> [WHAT THE TASK REQUIRES] Leave out the pictures, and retype only the lines from the beginning of the material through the line that contains "(int4) at (83,207)", including both.

> [RECORDED INFORMATION]
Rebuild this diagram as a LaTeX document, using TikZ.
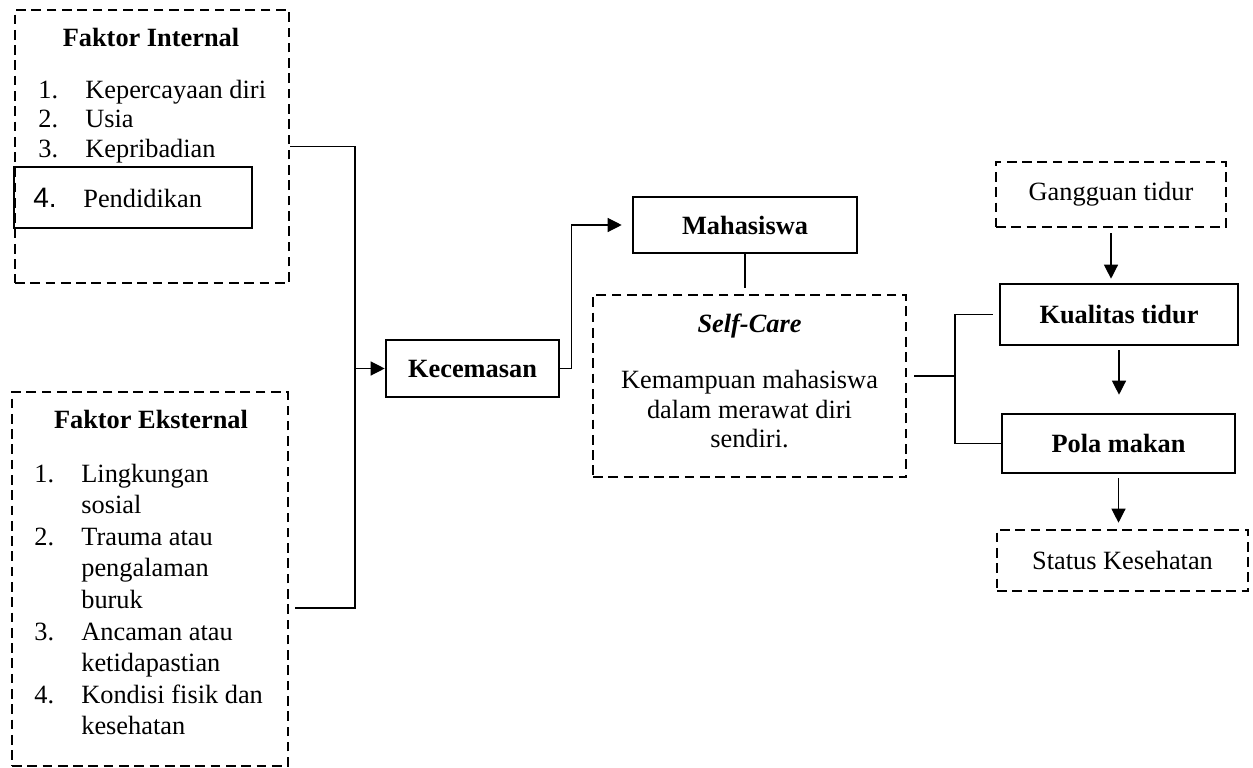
\documentclass[tikz,border=0pt]{standalone}
\usepackage{fontspec}
\setmainfont{Liberation Serif}
\setsansfont{Liberation Sans}
\usetikzlibrary{arrows.meta}
\newcommand{\diafont}{\fontsize{15pt}{18pt}\selectfont}
\tikzset{
  dbox/.style={draw, line width=1.5pt, dash pattern=on 5.5pt off 3.2pt, inner sep=0pt},
  sbox/.style={draw, line width=1.5pt, inner sep=0pt, font=\diafont\bfseries},
  txt/.style={anchor=base west, inner sep=0pt, font=\diafont},
  ctxt/.style={anchor=base, inner sep=0pt, font=\diafont},
  link/.style={line width=0.7pt},
  arr/.style={link, -{Triangle[length=8pt,width=8pt]}},
}
\begin{document}
\begin{tikzpicture}[x=0.02cm, y=-0.02cm]
\useasboundingbox (0,0) rectangle (1253,767);

% faktor internal
\node[dbox, minimum width=5.48cm, minimum height=5.46cm] (internal) at (152,146.5) {};
\node[ctxt, font=\diafont\bfseries] (inttitle) at (151,47) {Faktor Internal};
\foreach \n/\t/\y in {1/Kepercayaan diri/98, 2/Usia/128, 3/Kepribadian/157} {
  \node[txt] (intnum\n) at (38,\y) {\n.};
  \node[txt] (int\n) at (85,\y) {\t};
}
\node[sbox, minimum width=4.76cm, minimum height=1.22cm] (pend) at (133,197.5) {};
\node[txt, font=\sffamily\fontsize{16pt}{18pt}\selectfont] (intnum4) at (33,207) {4.};
\node[txt] (int4) at (83,207) {Pendidikan};

% faktor eksternal
\node[dbox, minimum width=5.52cm, minimum height=7.48cm] (external) at (150,579) {};
\node[ctxt, font=\diafont\bfseries] (exttitle) at (151,428) {Faktor Eksternal};
\foreach \n/\y in {1/482, 2/545.2, 3/640, 4/703.2}
  \node[txt] (extnum\n) at (34,\y) {\n.};
\foreach \t [count=\i from 0] in {Lingkungan, sosial, Trauma atau, pengalaman, buruk, Ancaman atau, ketidapastian, Kondisi fisik dan, kesehatan}
  \node[txt] (ext\i) at (81,482+31.6*\i) {\t};

% tengah
\node[sbox, minimum width=3.46cm, minimum height=1.14cm] (kecemasan) at (472.5,368.5) {Kecemasan};
\node[sbox, minimum width=4.48cm, minimum height=1.12cm] (mahasiswa) at (745,225) {Mahasiswa};
\node[dbox, minimum width=6.26cm, minimum height=3.64cm] (selfcare) at (749.5,386) {};
\node[ctxt, font=\diafont\bfseries\itshape] (sctitle) at (749.5,332) {Self-Care};
\foreach \t/\y [count=\i] in {Kemampuan mahasiswa/388, dalam merawat diri/418, sendiri./447}
  \node[ctxt] (sc\i) at (749.5,\y) {\t};

% kanan
\node[dbox, minimum width=4.6cm, minimum height=1.3cm, font=\diafont] (gangguan) at (1111,194.5) {Gangguan tidur};
\node[sbox, minimum width=4.76cm, minimum height=1.22cm] (kualitas) at (1119,314.5) {Kualitas tidur};
\node[sbox, minimum width=4.66cm, minimum height=1.18cm] (pola) at (1118.5,443.5) {Pola makan};
\node[dbox, minimum width=5.02cm, minimum height=1.22cm, font=\diafont] (status) at (1122.5,560.5) {Status Kesehatan};

% garis
\coordinate (bus) at (355,368.5);
\coordinate (extout) at (295,608);
\coordinate (fork) at (955,376);
\draw[link] (internal.east) -| (bus);
\draw[link] (extout) -| (bus);
\draw[arr] (bus) -- (kecemasan.west);
\draw[arr, shorten >=0.2cm] (kecemasan.east) -- ++(11,0) |- (mahasiswa.west);
\draw[link, shorten >=0.12cm] (mahasiswa.south) -- (mahasiswa.south |- selfcare.north);
\draw[link, shorten <=0.14cm] (selfcare.east |- fork) -- (fork);
\draw[link, shorten <=0.12cm] (kualitas.west) -| (fork) |- (pola.west);
\draw[arr, shorten <=0.1cm, shorten >=0.08cm] (gangguan.south) -- (gangguan.south |- kualitas.north);
\draw[arr, shorten <=0.08cm, shorten >=0.36cm] (kualitas.south) -- (kualitas.south |- pola.north);
\draw[arr, shorten <=0.08cm, shorten >=0.12cm] (pola.south) -- (pola.south |- status.north);
\end{tikzpicture}
\end{document}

> [WORKED SOLUTION]
Rebuild this diagram as a LaTeX document, using TikZ.
\documentclass[tikz,border=0pt]{standalone}
\usepackage{fontspec}
\setmainfont{Liberation Serif}
\setsansfont{Liberation Sans}
\usetikzlibrary{arrows.meta}
\newcommand{\diafont}{\fontsize{15pt}{18pt}\selectfont}
\tikzset{
  dbox/.style={draw, line width=1.5pt, dash pattern=on 5.5pt off 3.2pt, inner sep=0pt},
  sbox/.style={draw, line width=1.5pt, inner sep=0pt, font=\diafont\bfseries},
  txt/.style={anchor=base west, inner sep=0pt, font=\diafont},
  ctxt/.style={anchor=base, inner sep=0pt, font=\diafont},
  link/.style={line width=0.7pt},
  arr/.style={link, -{Triangle[length=8pt,width=8pt]}},
}
\begin{document}
\begin{tikzpicture}[x=0.02cm, y=-0.02cm]
\useasboundingbox (0,0) rectangle (1253,767);

% faktor internal
\node[dbox, minimum width=5.48cm, minimum height=5.46cm] (internal) at (152,146.5) {};
\node[ctxt, font=\diafont\bfseries] (inttitle) at (151,47) {Faktor Internal};
\foreach \n/\t/\y in {1/Kepercayaan diri/98, 2/Usia/128, 3/Kepribadian/157} {
  \node[txt] (intnum\n) at (38,\y) {\n.};
  \node[txt] (int\n) at (85,\y) {\t};
}
\node[sbox, minimum width=4.76cm, minimum height=1.22cm] (pend) at (133,197.5) {};
\node[txt, font=\sffamily\fontsize{16pt}{18pt}\selectfont] (intnum4) at (33,207) {4.};
\node[txt] (int4) at (83,207) {Pendidikan};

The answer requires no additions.